Filter the entries below, keeping every line that has the word "matplotlib".
--- Begin DATA SUPPLIED ---
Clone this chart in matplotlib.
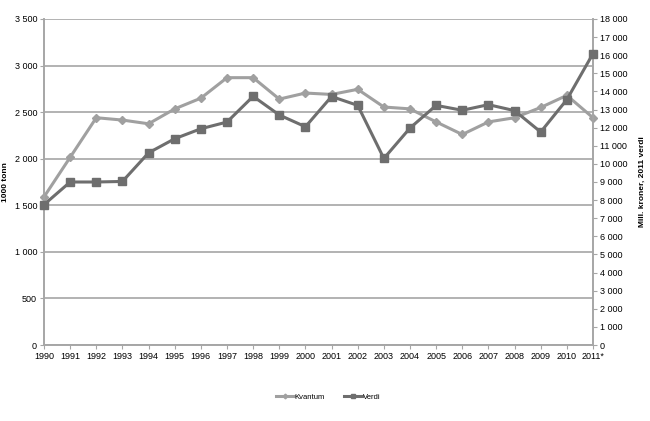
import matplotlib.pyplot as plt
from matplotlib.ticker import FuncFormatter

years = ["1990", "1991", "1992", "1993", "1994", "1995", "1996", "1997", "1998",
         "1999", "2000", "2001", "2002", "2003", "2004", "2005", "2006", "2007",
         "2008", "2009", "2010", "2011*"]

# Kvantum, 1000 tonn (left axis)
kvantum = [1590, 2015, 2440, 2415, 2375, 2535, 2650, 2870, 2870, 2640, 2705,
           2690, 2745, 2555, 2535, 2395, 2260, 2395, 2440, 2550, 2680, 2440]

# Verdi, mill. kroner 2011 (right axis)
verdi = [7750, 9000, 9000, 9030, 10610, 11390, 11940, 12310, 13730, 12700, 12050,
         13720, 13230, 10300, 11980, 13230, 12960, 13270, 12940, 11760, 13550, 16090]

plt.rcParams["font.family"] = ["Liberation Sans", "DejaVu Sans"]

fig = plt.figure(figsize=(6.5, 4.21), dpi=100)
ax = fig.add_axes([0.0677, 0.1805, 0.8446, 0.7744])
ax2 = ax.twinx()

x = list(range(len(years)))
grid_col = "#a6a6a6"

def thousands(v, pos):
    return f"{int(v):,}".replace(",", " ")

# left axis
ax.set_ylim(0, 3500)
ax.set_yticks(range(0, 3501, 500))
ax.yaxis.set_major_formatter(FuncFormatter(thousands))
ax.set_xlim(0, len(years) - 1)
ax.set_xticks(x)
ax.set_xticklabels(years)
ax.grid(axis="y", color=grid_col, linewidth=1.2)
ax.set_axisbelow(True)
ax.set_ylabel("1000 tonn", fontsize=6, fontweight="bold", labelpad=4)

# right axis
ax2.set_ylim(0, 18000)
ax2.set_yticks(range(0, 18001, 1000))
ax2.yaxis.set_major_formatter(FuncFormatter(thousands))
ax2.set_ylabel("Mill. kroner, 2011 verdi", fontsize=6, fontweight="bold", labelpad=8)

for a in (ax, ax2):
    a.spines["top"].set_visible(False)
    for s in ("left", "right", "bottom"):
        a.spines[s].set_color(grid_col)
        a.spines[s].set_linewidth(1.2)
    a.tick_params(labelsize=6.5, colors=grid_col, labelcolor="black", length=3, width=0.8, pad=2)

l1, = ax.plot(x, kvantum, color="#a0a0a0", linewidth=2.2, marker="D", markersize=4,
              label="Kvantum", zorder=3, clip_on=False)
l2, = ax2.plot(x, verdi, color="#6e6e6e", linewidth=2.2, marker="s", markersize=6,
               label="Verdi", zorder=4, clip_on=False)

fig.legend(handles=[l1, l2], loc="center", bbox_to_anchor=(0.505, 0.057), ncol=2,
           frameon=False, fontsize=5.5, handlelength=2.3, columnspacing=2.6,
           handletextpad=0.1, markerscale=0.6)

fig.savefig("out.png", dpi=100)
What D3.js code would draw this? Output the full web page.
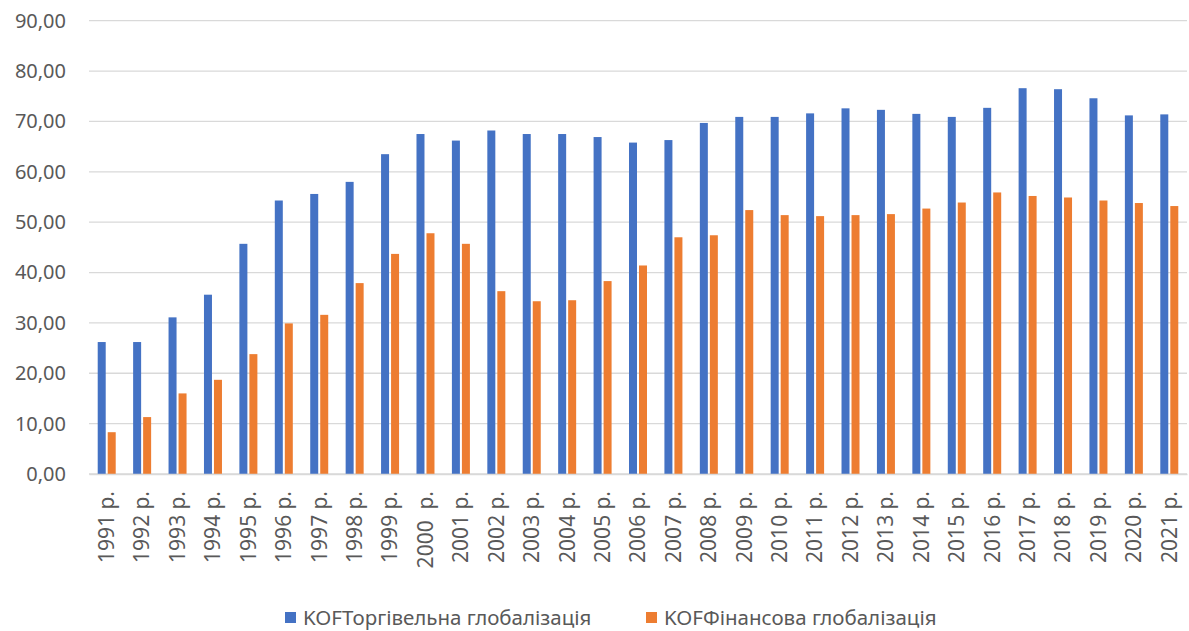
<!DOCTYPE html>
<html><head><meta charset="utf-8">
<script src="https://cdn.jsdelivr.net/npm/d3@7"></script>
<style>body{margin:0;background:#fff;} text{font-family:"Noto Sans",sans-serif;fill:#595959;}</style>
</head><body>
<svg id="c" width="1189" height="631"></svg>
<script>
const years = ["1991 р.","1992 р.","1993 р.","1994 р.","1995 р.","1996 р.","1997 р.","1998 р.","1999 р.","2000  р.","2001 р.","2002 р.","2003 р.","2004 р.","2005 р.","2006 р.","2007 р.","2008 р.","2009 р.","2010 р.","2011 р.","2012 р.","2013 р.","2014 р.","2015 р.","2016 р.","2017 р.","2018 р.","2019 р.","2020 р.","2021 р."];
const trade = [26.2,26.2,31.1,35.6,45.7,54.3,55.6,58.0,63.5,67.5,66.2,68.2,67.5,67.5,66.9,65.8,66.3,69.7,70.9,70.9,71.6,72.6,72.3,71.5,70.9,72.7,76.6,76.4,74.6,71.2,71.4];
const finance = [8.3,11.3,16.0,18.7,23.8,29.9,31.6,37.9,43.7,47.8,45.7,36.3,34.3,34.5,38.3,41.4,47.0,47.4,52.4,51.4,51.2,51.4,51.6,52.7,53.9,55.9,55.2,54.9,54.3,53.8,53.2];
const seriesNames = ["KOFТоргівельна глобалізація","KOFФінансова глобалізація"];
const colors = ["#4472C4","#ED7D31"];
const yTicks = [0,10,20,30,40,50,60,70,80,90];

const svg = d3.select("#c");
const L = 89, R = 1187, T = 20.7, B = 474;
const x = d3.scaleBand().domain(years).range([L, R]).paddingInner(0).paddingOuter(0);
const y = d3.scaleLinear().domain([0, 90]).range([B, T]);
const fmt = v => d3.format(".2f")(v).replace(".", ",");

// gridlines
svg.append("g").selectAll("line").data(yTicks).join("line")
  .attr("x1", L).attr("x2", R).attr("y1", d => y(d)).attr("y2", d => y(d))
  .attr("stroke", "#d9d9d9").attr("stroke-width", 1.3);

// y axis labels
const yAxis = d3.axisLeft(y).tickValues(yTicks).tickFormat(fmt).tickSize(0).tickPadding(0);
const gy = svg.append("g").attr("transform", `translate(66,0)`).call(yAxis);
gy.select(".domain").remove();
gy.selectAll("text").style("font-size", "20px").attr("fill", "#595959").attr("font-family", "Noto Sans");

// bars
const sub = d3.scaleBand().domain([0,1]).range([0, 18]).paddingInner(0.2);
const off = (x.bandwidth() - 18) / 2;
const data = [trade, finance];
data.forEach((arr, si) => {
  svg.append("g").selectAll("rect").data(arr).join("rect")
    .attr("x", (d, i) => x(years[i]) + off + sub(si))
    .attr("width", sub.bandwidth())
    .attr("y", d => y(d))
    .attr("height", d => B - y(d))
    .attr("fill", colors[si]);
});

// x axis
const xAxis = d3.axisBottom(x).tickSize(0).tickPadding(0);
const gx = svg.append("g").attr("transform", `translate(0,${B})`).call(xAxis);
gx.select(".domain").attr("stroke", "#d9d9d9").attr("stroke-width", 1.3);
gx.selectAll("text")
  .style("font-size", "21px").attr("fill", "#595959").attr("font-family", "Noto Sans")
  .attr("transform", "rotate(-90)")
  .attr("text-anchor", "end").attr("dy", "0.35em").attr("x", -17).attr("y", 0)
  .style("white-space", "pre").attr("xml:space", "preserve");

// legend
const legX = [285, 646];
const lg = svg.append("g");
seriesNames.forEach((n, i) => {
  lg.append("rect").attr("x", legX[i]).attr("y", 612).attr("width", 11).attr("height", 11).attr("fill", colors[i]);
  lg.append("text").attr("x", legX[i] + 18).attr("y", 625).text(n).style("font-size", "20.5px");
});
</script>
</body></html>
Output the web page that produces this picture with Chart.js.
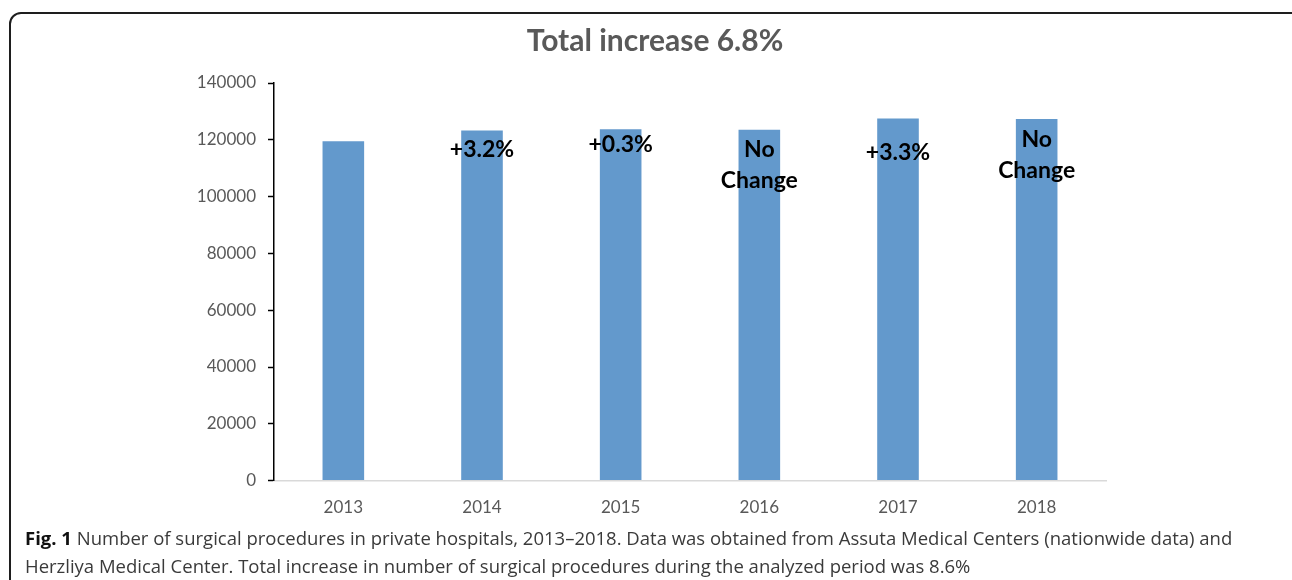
--- End DATA SUPPLIED ---
● **RESULT FOR THIS EXERCISE**:
Clone this chart in matplotlib.
import matplotlib.pyplot as plt
from matplotlib.ticker import FuncFormatter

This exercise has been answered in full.